Copy out, from the entries below, each line holding the string "matplotlib".

_DATASET ROWS_
----------------------------------------
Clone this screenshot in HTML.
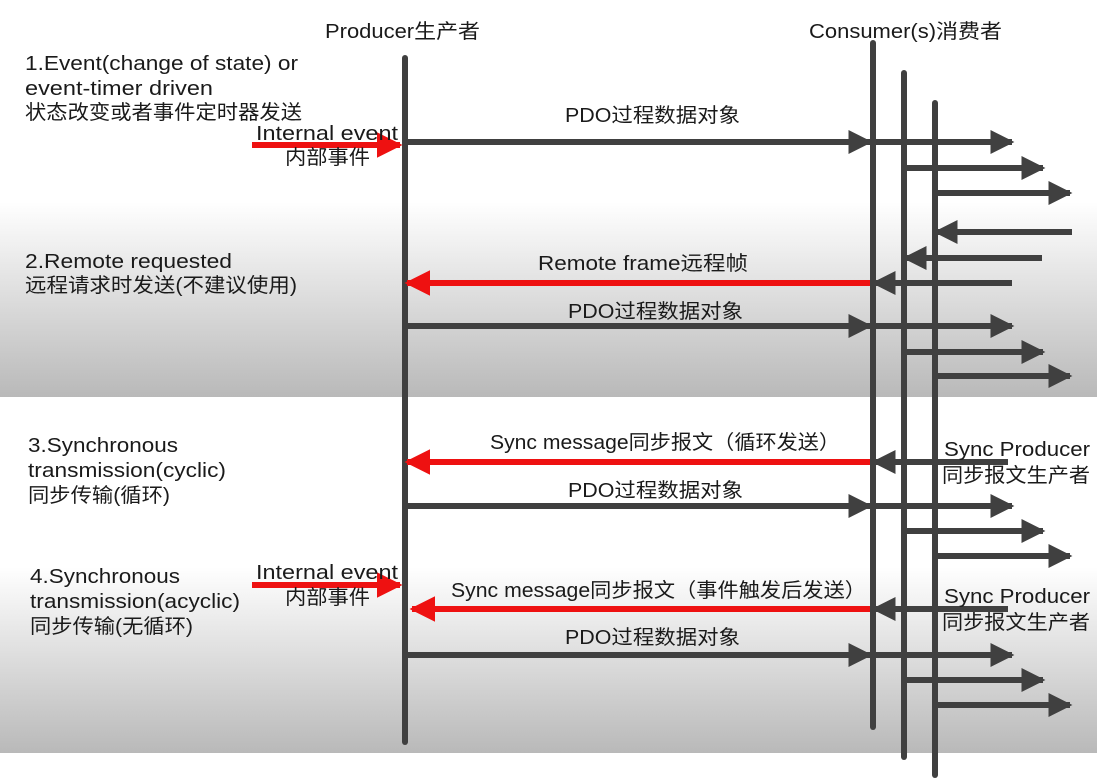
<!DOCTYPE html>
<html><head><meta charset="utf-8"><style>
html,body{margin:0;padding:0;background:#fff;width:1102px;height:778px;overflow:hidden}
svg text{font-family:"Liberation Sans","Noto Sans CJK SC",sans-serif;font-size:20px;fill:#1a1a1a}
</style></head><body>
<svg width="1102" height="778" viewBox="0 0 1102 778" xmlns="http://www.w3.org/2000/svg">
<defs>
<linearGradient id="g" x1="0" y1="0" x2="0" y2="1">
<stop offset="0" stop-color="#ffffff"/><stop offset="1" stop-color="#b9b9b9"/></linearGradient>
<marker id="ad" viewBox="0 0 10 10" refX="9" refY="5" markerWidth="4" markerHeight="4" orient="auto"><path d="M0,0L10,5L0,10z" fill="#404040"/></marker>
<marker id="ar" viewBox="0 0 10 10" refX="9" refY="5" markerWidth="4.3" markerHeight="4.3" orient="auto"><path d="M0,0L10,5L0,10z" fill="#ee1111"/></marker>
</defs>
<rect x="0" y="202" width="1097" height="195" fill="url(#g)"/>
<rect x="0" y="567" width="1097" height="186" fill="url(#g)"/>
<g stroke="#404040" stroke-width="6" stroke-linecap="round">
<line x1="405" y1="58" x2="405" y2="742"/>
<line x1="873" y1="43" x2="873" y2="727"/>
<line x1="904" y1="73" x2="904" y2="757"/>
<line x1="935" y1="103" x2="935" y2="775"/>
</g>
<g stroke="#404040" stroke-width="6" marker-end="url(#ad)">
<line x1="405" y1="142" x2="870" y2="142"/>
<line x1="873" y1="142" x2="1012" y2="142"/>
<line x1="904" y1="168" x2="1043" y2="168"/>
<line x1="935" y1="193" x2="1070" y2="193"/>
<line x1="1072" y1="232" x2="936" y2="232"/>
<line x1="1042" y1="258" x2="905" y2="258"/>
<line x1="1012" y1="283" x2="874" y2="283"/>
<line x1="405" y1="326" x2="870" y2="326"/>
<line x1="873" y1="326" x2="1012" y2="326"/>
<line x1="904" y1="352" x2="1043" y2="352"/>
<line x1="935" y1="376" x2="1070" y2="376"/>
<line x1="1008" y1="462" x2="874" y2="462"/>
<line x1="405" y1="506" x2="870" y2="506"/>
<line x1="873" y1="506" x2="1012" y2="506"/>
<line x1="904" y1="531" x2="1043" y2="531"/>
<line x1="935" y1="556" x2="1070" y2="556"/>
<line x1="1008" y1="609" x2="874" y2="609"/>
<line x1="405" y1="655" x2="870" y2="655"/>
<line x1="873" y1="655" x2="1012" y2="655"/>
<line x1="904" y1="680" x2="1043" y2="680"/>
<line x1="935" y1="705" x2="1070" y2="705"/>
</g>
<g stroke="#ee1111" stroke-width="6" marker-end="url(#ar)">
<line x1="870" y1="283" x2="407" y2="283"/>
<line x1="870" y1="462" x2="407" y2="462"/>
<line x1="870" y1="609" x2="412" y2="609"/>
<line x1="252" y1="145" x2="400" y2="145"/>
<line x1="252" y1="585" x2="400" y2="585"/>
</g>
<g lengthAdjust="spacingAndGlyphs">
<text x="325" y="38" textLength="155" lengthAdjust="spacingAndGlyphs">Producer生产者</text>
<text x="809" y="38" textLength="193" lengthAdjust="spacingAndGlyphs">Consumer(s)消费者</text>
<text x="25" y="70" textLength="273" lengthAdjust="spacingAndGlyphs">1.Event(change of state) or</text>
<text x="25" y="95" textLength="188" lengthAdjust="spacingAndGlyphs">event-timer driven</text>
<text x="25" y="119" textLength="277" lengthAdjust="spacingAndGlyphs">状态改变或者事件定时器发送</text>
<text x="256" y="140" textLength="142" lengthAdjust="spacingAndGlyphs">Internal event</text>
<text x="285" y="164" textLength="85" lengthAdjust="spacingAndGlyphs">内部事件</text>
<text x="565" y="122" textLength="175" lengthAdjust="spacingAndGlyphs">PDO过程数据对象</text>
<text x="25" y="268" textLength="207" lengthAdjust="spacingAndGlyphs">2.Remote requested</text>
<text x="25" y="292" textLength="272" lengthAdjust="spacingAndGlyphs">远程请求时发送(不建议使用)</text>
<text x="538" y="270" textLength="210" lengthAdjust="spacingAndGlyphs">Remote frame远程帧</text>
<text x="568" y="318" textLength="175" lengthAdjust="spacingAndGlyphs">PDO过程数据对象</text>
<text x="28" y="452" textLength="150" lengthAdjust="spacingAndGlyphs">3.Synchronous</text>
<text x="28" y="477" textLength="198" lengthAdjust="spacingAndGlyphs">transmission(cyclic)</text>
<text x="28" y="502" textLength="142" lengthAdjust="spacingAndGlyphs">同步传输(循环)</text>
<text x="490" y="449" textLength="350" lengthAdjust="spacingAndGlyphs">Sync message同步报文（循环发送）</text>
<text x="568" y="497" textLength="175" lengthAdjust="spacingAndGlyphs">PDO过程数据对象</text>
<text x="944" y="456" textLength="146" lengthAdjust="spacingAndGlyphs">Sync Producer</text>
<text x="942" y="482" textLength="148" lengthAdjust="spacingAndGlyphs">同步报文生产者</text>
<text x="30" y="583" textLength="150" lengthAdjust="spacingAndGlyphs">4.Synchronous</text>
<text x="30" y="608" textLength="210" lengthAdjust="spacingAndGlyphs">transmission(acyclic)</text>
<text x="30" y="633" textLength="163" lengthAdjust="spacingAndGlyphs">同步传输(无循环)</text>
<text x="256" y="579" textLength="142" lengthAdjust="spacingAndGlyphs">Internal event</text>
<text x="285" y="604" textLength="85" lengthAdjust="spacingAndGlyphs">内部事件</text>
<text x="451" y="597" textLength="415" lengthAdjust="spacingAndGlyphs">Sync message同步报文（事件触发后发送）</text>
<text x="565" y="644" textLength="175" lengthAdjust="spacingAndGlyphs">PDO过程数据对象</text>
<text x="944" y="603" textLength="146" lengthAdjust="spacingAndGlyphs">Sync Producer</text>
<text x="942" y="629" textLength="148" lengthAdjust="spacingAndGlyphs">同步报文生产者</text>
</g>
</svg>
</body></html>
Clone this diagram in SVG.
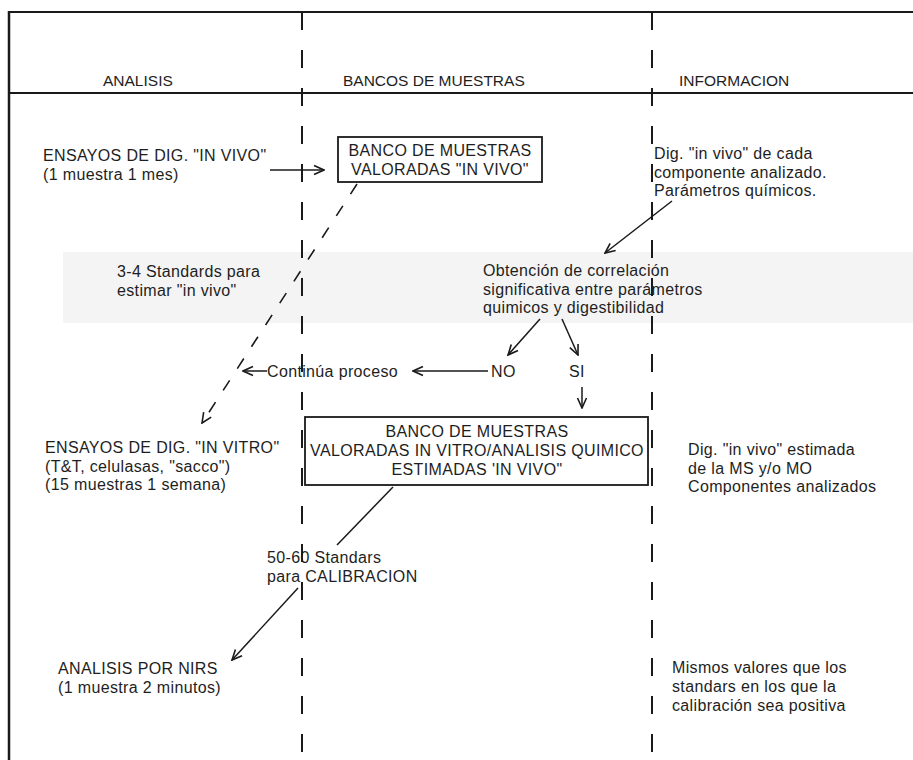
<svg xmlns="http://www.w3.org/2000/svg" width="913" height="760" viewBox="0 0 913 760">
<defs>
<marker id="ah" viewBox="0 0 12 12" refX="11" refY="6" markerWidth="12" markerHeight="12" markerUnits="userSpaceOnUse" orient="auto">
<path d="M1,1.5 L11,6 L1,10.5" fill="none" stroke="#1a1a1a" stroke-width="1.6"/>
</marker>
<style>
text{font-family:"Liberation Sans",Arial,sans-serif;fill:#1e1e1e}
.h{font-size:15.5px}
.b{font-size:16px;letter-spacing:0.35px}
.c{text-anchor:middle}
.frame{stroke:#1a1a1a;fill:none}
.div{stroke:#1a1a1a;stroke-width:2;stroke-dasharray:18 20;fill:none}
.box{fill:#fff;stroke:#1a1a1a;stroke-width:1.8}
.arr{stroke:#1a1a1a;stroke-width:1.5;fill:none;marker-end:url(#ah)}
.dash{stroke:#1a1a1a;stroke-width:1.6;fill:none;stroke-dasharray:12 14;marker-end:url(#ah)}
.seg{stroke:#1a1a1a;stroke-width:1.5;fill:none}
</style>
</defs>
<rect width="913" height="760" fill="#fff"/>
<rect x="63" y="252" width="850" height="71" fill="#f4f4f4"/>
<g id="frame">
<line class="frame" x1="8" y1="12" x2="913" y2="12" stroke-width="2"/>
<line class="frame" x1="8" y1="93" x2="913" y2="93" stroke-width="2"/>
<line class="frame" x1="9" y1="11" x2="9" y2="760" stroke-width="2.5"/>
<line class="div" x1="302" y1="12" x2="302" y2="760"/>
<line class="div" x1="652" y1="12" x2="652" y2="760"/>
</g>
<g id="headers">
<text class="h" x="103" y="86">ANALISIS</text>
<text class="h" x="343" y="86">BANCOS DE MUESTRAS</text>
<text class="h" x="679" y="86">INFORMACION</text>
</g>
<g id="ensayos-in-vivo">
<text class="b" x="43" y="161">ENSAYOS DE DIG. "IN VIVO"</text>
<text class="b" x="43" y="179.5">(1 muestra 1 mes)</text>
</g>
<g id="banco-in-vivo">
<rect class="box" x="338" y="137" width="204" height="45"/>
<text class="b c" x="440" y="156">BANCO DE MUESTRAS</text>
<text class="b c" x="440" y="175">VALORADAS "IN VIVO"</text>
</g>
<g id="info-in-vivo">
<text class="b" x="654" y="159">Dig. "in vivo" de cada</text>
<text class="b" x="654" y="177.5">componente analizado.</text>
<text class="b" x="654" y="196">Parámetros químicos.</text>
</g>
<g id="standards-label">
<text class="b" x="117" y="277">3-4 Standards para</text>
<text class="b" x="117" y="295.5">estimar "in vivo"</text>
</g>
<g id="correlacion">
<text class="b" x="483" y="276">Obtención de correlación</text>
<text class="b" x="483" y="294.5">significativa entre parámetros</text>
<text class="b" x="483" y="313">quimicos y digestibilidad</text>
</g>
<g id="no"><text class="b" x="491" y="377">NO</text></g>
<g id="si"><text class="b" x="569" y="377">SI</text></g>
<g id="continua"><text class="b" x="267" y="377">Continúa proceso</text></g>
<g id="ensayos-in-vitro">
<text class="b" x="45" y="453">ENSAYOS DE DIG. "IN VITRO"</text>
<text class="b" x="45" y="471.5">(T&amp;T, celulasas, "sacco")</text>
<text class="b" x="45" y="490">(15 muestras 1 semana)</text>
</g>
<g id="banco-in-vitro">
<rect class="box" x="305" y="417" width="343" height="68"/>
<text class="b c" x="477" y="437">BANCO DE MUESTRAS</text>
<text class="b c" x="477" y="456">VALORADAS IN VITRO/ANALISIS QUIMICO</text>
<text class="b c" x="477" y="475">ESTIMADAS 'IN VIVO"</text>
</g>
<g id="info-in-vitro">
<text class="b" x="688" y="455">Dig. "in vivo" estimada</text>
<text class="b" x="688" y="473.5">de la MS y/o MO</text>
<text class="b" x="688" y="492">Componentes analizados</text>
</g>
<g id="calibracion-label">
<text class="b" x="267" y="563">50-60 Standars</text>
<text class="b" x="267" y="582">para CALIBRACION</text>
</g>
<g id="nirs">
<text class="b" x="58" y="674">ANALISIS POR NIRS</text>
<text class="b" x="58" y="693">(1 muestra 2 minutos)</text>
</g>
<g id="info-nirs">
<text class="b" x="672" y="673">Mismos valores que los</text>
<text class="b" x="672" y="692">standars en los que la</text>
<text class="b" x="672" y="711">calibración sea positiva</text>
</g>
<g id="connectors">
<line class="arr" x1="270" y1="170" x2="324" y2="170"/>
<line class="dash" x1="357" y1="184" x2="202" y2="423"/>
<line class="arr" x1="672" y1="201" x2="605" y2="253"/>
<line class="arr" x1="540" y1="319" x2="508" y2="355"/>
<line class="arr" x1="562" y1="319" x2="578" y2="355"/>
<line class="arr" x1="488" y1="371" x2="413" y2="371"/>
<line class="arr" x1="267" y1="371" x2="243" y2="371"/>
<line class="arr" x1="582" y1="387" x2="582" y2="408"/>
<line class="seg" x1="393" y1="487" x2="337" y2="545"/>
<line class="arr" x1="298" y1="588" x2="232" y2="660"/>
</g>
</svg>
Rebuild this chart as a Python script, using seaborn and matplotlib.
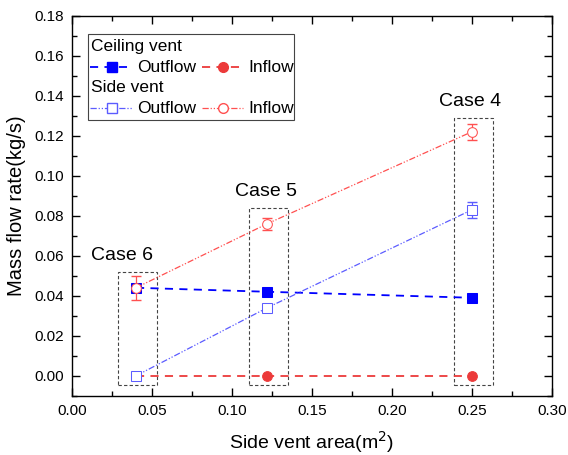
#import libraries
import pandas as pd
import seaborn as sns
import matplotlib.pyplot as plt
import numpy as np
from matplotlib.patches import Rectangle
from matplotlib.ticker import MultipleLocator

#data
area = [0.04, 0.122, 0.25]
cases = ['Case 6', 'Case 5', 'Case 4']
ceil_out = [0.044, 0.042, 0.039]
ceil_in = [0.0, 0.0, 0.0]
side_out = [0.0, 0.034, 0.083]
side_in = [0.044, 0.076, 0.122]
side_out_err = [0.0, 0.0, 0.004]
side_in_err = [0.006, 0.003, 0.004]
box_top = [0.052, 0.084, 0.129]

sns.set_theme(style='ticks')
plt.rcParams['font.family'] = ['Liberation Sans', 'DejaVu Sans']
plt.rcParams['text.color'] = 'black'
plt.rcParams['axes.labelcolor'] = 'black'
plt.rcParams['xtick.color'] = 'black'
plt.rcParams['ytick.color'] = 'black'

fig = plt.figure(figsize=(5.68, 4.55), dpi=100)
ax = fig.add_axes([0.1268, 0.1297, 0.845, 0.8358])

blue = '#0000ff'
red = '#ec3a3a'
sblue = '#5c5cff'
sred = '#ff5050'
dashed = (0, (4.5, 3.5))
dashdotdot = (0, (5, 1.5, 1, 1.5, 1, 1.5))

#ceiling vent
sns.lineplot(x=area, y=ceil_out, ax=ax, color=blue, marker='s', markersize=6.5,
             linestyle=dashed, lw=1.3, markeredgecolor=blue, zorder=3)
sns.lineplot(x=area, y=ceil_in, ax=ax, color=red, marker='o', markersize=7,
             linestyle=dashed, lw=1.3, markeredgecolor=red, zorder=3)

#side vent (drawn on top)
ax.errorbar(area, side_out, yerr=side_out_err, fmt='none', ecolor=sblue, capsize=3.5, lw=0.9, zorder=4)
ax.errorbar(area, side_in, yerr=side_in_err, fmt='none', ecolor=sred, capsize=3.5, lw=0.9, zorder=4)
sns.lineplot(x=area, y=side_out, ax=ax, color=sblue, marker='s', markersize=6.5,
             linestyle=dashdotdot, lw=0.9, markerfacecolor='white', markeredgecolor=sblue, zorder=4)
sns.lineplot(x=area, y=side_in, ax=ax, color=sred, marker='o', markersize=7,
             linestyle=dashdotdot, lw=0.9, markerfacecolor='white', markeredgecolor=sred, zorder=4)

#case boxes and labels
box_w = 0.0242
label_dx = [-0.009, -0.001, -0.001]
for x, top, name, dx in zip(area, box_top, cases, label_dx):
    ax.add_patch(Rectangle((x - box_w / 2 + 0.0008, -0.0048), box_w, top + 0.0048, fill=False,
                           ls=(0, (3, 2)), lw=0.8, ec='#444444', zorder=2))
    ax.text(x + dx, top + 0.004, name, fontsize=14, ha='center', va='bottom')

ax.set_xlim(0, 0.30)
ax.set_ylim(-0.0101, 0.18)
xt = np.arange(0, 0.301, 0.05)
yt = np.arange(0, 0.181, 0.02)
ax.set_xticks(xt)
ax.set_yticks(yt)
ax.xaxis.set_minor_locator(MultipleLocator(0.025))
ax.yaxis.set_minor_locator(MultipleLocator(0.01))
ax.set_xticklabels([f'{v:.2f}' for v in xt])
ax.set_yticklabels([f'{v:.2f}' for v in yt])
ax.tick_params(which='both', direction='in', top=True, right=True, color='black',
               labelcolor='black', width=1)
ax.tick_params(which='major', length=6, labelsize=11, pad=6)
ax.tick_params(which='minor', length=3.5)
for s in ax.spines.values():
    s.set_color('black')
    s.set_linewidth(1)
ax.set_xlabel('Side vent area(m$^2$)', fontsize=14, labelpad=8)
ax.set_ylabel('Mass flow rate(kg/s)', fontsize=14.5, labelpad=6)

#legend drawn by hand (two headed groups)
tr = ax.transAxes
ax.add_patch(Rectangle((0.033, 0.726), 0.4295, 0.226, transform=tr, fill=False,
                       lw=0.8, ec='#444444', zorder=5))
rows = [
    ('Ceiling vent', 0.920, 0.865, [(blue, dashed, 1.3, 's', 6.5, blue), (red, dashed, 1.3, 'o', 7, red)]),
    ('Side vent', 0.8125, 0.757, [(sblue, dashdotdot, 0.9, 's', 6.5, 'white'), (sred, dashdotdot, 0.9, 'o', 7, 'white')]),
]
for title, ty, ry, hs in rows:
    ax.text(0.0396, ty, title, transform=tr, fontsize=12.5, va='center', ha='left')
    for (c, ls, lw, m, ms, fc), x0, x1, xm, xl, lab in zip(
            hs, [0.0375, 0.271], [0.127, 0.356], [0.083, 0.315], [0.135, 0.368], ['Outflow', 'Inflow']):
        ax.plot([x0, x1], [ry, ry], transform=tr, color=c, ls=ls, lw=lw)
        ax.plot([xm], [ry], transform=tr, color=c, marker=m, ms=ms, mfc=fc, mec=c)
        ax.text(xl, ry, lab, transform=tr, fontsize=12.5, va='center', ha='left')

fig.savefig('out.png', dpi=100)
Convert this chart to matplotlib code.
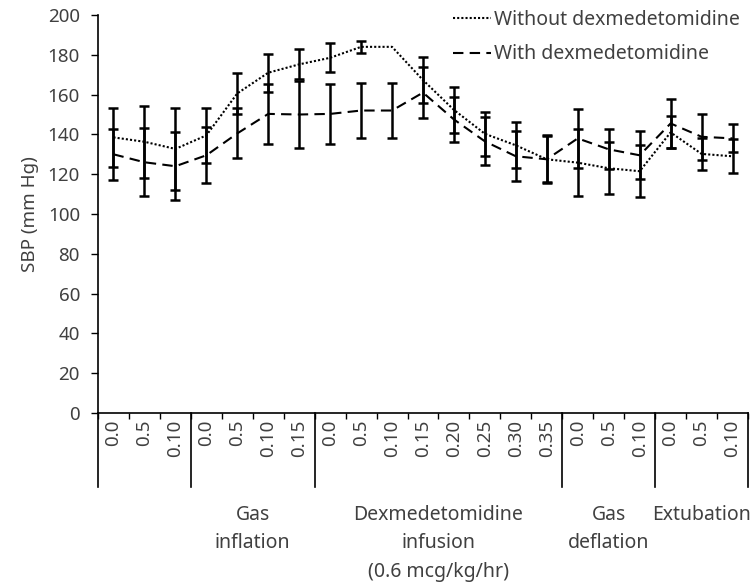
----------------------------------------
_PROBLEM SOLUTION_
Rebuild this chart as a Python script, using seaborn and matplotlib.
import matplotlib.pyplot as plt
from matplotlib.patches import Rectangle
from matplotlib.ticker import MultipleLocator
Convert this chart to matplotlib code.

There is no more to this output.